• [Task directions] Go through the lines below. Copy those with "that".

• [Data]
+---+

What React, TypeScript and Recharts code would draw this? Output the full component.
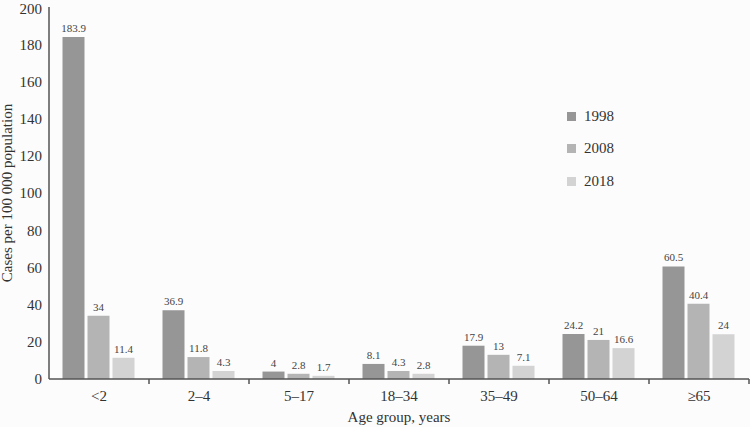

+---+

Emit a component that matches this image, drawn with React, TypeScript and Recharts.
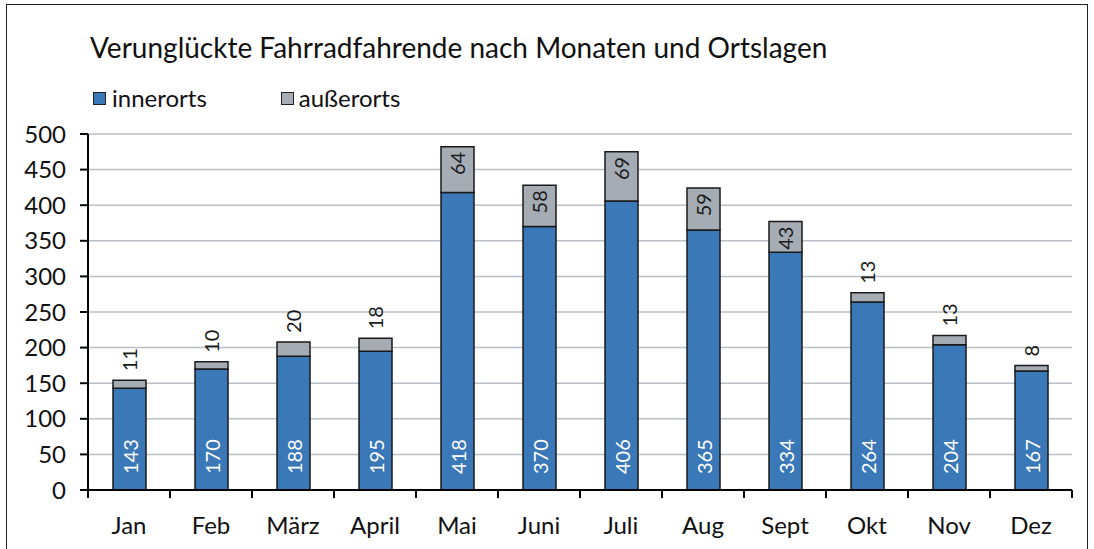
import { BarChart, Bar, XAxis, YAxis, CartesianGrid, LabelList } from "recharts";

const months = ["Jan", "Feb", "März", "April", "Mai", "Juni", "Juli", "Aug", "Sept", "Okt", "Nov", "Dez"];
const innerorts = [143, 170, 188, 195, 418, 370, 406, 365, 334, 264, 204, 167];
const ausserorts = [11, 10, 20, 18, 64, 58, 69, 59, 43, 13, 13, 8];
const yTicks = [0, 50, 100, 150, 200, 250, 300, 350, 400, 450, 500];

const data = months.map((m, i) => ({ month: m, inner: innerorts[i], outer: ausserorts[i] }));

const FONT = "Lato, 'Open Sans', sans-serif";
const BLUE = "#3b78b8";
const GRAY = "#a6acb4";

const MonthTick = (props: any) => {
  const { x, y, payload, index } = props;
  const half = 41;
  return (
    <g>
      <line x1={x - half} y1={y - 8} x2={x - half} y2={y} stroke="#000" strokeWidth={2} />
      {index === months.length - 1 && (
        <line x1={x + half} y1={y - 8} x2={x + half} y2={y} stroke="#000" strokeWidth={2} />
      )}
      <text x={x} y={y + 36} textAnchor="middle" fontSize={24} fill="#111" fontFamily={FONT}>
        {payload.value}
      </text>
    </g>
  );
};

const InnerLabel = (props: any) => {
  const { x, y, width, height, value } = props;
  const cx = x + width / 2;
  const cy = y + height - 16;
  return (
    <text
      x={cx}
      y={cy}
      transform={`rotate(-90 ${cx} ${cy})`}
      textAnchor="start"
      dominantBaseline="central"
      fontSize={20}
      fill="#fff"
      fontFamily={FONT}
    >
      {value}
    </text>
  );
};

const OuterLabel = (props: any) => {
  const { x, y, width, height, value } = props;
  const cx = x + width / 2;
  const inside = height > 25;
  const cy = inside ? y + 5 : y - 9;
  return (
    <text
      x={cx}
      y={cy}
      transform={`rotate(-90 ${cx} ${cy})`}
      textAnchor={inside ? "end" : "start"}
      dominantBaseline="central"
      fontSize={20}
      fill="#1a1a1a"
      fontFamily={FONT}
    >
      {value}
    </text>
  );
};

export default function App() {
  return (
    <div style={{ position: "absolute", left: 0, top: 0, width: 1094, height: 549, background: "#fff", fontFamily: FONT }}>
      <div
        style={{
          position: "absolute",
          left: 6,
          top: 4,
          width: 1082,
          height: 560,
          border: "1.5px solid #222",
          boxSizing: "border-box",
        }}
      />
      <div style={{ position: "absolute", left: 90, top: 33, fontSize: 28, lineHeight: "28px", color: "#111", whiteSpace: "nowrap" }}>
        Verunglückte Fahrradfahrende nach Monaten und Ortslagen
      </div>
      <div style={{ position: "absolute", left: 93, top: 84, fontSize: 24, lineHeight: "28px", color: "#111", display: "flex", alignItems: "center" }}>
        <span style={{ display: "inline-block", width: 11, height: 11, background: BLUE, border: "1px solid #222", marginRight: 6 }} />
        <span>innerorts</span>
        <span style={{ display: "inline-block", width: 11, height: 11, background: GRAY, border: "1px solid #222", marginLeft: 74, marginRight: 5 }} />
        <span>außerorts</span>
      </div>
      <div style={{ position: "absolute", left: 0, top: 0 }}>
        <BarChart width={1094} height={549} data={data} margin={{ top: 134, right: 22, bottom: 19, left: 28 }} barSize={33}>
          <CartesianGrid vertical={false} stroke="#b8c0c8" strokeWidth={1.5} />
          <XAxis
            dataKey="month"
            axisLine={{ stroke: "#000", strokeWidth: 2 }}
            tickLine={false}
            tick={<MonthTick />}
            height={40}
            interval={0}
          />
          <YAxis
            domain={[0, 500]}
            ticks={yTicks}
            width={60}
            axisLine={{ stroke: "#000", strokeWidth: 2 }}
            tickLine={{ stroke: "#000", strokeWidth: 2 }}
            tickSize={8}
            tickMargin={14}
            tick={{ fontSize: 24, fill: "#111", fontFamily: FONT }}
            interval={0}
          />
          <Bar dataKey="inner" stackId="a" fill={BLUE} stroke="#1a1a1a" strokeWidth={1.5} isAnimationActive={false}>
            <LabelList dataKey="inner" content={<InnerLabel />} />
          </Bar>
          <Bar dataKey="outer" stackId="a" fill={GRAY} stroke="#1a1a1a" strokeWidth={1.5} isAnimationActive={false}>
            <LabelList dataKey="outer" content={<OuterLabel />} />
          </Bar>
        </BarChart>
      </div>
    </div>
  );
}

+---+

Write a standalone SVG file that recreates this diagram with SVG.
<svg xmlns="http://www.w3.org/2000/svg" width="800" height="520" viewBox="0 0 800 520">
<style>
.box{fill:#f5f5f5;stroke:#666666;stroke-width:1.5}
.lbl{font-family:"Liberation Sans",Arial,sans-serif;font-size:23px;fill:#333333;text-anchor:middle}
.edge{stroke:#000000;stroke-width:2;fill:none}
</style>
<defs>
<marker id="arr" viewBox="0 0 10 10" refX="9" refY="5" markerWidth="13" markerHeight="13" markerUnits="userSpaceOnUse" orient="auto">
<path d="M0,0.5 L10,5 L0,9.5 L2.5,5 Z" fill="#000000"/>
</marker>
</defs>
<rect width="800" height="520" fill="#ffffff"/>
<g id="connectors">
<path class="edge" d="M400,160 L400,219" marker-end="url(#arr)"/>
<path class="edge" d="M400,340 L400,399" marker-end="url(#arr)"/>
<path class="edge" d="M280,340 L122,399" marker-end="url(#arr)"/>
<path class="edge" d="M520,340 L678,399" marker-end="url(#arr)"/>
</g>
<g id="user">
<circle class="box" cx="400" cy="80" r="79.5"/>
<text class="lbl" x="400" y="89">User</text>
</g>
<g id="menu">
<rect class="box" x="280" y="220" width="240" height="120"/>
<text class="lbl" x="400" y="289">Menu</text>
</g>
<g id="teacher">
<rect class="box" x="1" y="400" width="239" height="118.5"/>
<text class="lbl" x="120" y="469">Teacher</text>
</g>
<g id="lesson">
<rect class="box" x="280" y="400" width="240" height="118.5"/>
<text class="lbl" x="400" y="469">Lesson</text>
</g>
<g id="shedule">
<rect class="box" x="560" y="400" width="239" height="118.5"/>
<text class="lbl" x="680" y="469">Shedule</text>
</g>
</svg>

+---+

• [Full answer]
Emit a component that matches this image, drawn with React, TypeScript and Recharts.
Write a standalone SVG file that recreates this diagram with SVG.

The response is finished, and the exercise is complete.